Welcome to ActiveRain. Look forward to reading your posts about working with investors.
Cocoa Beach, FL
I work with both. For me it's not the catagory/type of real estate the buyer is buying but more fundamental personality traits that determine which is better. In other words, I've had both great and tough clients in both catagories.
I believe there is no blanket "better" "more lucrative" or "easier" route in this or any business. That's what great about real estate -- so many different directions and finding what works best for the individual.
Cocoa Beach, FL
Aaron Sorensten - anyone who has firm plan to buy should be the one you want to work with.

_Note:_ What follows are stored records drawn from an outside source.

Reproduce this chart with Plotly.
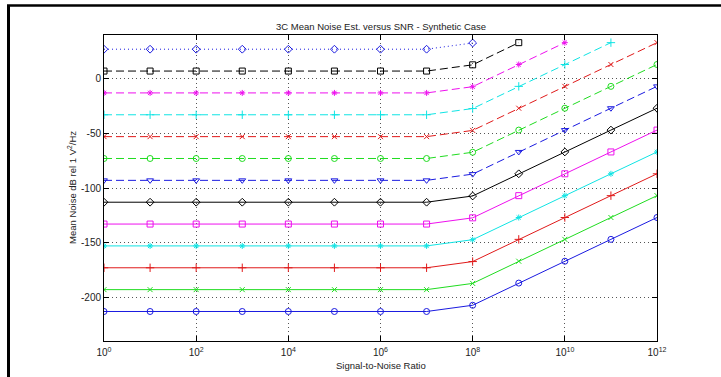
import plotly.graph_objects as go

# ---- data ----
snr = [1e0, 1e1, 1e2, 1e3, 1e4, 1e5, 1e6, 1e7, 1e8, 1e9, 1e10, 1e11, 1e12]

s01_blue_diamond = [27, 27, 27, 27, 27, 27, 27, 27, 32.7, None, None, None, None]
s02_black_square = [7, 7, 7, 7, 7, 7, 7, 7, 12.7, 33, None, None, None]
s03_magenta_star = [-13, -13, -13, -13, -13, -13, -13, -13, -7.3, 13, 33, None, None]
s04_cyan_plus = [-33, -33, -33, -33, -33, -33, -33, -33, -27.3, -7, 13, 33, None]
s05_red_x = [-53, -53, -53, -53, -53, -53, -53, -53, -47.3, -27, -7, 13, 33]
s06_green_circle = [-73, -73, -73, -73, -73, -73, -73, -73, -67.3, -47, -27, -7, 13]
s07_blue_tri = [-93, -93, -93, -93, -93, -93, -93, -93, -87.3, -67, -47, -27, -7]
s08_black_diamond = [-113, -113, -113, -113, -113, -113, -113, -113, -107.3, -87, -67, -47, -27]
s09_magenta_square = [-133, -133, -133, -133, -133, -133, -133, -133, -127.3, -107, -87, -67, -47]
s10_cyan_star = [-153, -153, -153, -153, -153, -153, -153, -153, -147.3, -127, -107, -87, -67]
s11_red_plus = [-173, -173, -173, -173, -173, -173, -173, -173, -167.3, -147, -127, -107, -87]
s12_green_x = [-193, -193, -193, -193, -193, -193, -193, -193, -187.3, -167, -147, -127, -107]
s13_blue_circle = [-213, -213, -213, -213, -213, -213, -213, -213, -207.3, -187, -167, -147, -127]

x_tick_vals = [1e0, 1e2, 1e4, 1e6, 1e8, 1e10, 1e12]
x_tick_text = ["10<sup>0</sup>", "10<sup>2</sup>", "10<sup>4</sup>", "10<sup>6</sup>",
               "10<sup>8</sup>", "10<sup>10</sup>", "10<sup>12</sup>"]
y_tick_vals = [-200, -150, -100, -50, 0]
y_tick_text = ["-200", "-150", "-100", "-50", "0"]

# ---- styles ----
B, K, M, C, R, G = "#1a1ae0", "#000000", "#ee10ee", "#10e4e4", "#e01a1a", "#20dc20"
DASH = "8px,4px"
DOT = "1px,3px"

series = [
    (s01_blue_diamond, B, "diamond-open", DOT, 6),
    (s02_black_square, K, "square-open", DASH, 6),
    (s03_magenta_star, M, "asterisk-open", DASH, 5),
    (s04_cyan_plus, C, "cross-thin-open", DASH, 6),
    (s05_red_x, R, "x-thin-open", DASH, 5),
    (s06_green_circle, G, "circle-open", DASH, 6),
    (s07_blue_tri, B, "triangle-down-open", DASH, 6),
    (s08_black_diamond, K, "diamond-open", "solid", 6),
    (s09_magenta_square, M, "square-open", "solid", 6),
    (s10_cyan_star, C, "asterisk-open", "solid", 5),
    (s11_red_plus, R, "cross-thin-open", "solid", 6),
    (s12_green_x, G, "x-thin-open", "solid", 5),
    (s13_blue_circle, B, "circle-open", "solid", 6),
]

FONT = "Liberation Sans Narrow, Liberation Sans, Arial, sans-serif"

fig = go.Figure()
for vals, col, sym, dash, msize in series:
    fig.add_trace(go.Scatter(
        x=snr, y=vals, mode="lines+markers",
        line=dict(color=col, width=1, dash=dash),
        marker=dict(symbol=sym, size=msize, color=col, line=dict(color=col, width=1)),
        showlegend=False, connectgaps=False,
    ))

L, Rm, T, Bm = 104, 64, 35, 36
W, H = 721, 377
pw, ph = W - L - Rm, H - T - Bm


def px(xp):
    return (xp - L) / pw


def py(yp):
    return (H - Bm - yp) / ph


fig.update_layout(
    width=W, height=H,
    margin=dict(l=L, r=Rm, t=T, b=Bm, pad=0),
    paper_bgcolor="white", plot_bgcolor="white",
    font=dict(family=FONT, size=10, color="#222"),
    showlegend=False,
    xaxis=dict(
        type="log", range=[0, 12],
        tickvals=x_tick_vals, ticktext=x_tick_text,
        ticks="inside", ticklen=5, tickcolor="#000", tickwidth=1,
        showline=True, linecolor="#000", linewidth=1, mirror="ticks",
        showgrid=True, gridcolor="#555", griddash=DOT, gridwidth=1,
        zeroline=False, tickfont=dict(size=10, family=FONT, color="#222"),
        ticklabelstandoff=2,
    ),
    yaxis=dict(
        range=[-240, 40],
        tickvals=y_tick_vals, ticktext=y_tick_text,
        ticks="inside", ticklen=5, tickcolor="#000", tickwidth=1,
        showline=True, linecolor="#000", linewidth=1, mirror="ticks",
        showgrid=True, gridcolor="#555", griddash=DOT, gridwidth=1,
        zeroline=False, tickfont=dict(size=10, family=FONT, color="#222"),
    ),
    annotations=[
        dict(text="3C Mean Noise Est. versus SNR - Synthetic Case", xref="paper", yref="paper",
             x=0.5, y=py(26), xanchor="center", yanchor="middle", showarrow=False,
             font=dict(size=9.5, family=FONT, color="#222")),
        dict(text="Signal-to-Noise Ratio", xref="paper", yref="paper",
             x=0.5, y=py(365), xanchor="center", yanchor="middle", showarrow=False,
             font=dict(size=9.5, family=FONT, color="#222")),
        dict(text="Mean Noise dB rel 1 V<sup>2</sup>/Hz", xref="paper", yref="paper",
             x=px(72), y=0.5, xanchor="center", yanchor="middle", showarrow=False,
             textangle=-90, font=dict(size=9.5, family=FONT, color="#222")),
    ],
    shapes=[
        dict(type="line", xref="paper", yref="paper", x0=px(8.5), x1=px(8.5),
             y0=py(5), y1=py(H + 2), line=dict(color="#000", width=3)),
        dict(type="line", xref="paper", yref="paper", x0=px(7), x1=px(W + 2),
             y0=py(5.5), y1=py(5.5), line=dict(color="#000", width=2.5)),
    ],
)

fig.write_html(
    "out.html",
    config={"displayModeBar": False},
    post_script="document.body.style.margin='0';document.body.style.overflow='hidden';",
)
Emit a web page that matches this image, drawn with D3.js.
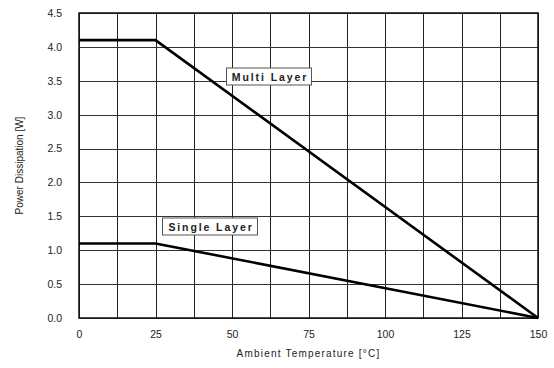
<!DOCTYPE html>
<html>
<head>
<meta charset="utf-8">
<script src="https://cdn.jsdelivr.net/npm/d3@7"></script>
<style>
  body { margin: 0; background: #fff; }
  text { font-family: Arial, "Liberation Sans", sans-serif; fill: #222; }
</style>
</head>
<body>
<div id="chart"></div>
<script>
// derating curves
var temps = [0, 25, 150];
var multiLayer = [4.1, 4.1, 0];
var singleLayer = [1.1, 1.1, 0];
var xTicks = [0, 25, 50, 75, 100, 125, 150];
var yTicks = [0, 0.5, 1, 1.5, 2, 2.5, 3, 3.5, 4, 4.5];
var xGrid = d3.range(0, 150.1, 12.5);

var width = 554, height = 368;
var margin = {top: 13, left: 79, right: 16, bottom: 50};

var svg = d3.select("#chart").append("svg")
    .attr("width", width)
    .attr("height", height);

var x = d3.scaleLinear().domain([0, 150]).range([margin.left, width - margin.right]);
var y = d3.scaleLinear().domain([0, 4.5]).range([height - margin.bottom, margin.top]);

// grid
svg.append("g").selectAll("line.v")
    .data(xGrid)
    .enter().append("line")
    .attr("x1", function (d) { return Math.round(x(d)) + 0.5; })
    .attr("x2", function (d) { return Math.round(x(d)) + 0.5; })
    .attr("y1", y(4.5))
    .attr("y2", y(0))
    .attr("stroke", "#222")
    .attr("stroke-width", 1);

svg.append("g").selectAll("line.h")
    .data(yTicks)
    .enter().append("line")
    .attr("x1", x(0))
    .attr("x2", x(150))
    .attr("y1", function (d) { return Math.round(y(d)) + 0.5; })
    .attr("y2", function (d) { return Math.round(y(d)) + 0.5; })
    .attr("stroke", "#333")
    .attr("stroke-width", 1);

// frame
svg.append("rect")
    .attr("x", x(0))
    .attr("y", y(4.5))
    .attr("width", x(150) - x(0))
    .attr("height", y(0) - y(4.5))
    .attr("fill", "none")
    .attr("stroke", "#111")
    .attr("stroke-width", 1.5);

// axes, tick labels only
var xAxis = svg.append("g")
    .attr("transform", "translate(0," + y(0) + ")")
    .call(d3.axisBottom(x).tickValues(xTicks).tickSize(0).tickPadding(13).tickFormat(d3.format("d")));
var yAxis = svg.append("g")
    .attr("transform", "translate(" + x(0) + ",0)")
    .call(d3.axisLeft(y).tickValues(yTicks).tickSize(0).tickPadding(17).tickFormat(d3.format(".1f")));
[xAxis, yAxis].forEach(function (a) {
    a.select(".domain").remove();
    a.selectAll("text").style("font-size", "10.5px").style("font-family", "Arial, 'Liberation Sans', sans-serif").attr("fill", "#222");
});

// curves
var line = d3.line()
    .x(function (d) { return x(d[0]); })
    .y(function (d) { return y(d[1]); });

[multiLayer, singleLayer].forEach(function (s) {
    svg.append("path")
        .datum(temps.map(function (t, i) { return [t, s[i]]; }))
        .attr("d", line)
        .attr("fill", "none")
        .attr("stroke", "#000")
        .attr("stroke-width", 2.6)
        .attr("stroke-linejoin", "round");
});

// series labels in boxes
function boxLabel(txt, x0, x1, cy) {
    var g = svg.append("g");
    g.append("rect")
        .attr("x", x0)
        .attr("y", cy - 8.5)
        .attr("width", x1 - x0)
        .attr("height", 17)
        .attr("fill", "#fff")
        .attr("stroke", "#555")
        .attr("stroke-width", 1);
    g.append("text")
        .attr("x", (x0 + x1) / 2 + 1)
        .attr("y", cy + 4)
        .attr("text-anchor", "middle")
        .style("font-size", "10.5px")
        .style("font-weight", "bold")
        .style("letter-spacing", "1.9px")
        .attr("fill", "#111")
        .text(txt);
}
boxLabel("Multi Layer", 226.5, 311.5, 76.5);
boxLabel("Single Layer", 162.5, 257.5, 226.5);

// axis titles
svg.append("text")
    .attr("transform", "translate(23," + ((y(0) + y(4.5)) / 2) + ") rotate(-90)")
    .attr("text-anchor", "middle")
    .style("font-size", "10px")
    .text("Power Dissipation [W]");

svg.append("text")
    .attr("x", (x(0) + x(150)) / 2)
    .attr("y", 357)
    .attr("text-anchor", "middle")
    .style("font-size", "10px")
    .style("letter-spacing", "1.2px")
    .text("Ambient Temperature [°C]");
</script>
</body>
</html>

Investors do NOT have emotional appeal - it's the price and ROI for them. So, they need to be 'tackled' differently.
Neither, being the listing agent as buyers are attracted to you naturally
Aaron, I think that in real estate you are better off being, well, multi-lingual! It's good to have a niche, but you're better off if you can learn to work well with both types of buyers.
Definitely Retail Buyers agent over Investor Buyers Agent
I have worked with investors for the past 14 years and more.
Do what you do best.
Investors know what they want and try not to waste your time or theirs.
You will get as many differnt answers as there are agents. If you are looking to do whatever is better, more lucrative and easier in RE, good luck.
I like working with investors as well, but any buyer who has a solid financing is good for my business.
It depends on many factors.
Residential Buyer's Agent.
You work with both to stay busy. I have some affluent investors-flippers who have unrealistic expectation that homes will be transferred at very low price to them only when owners have no problem sell it at market or over market price.
Good Question, will have to watch the comments.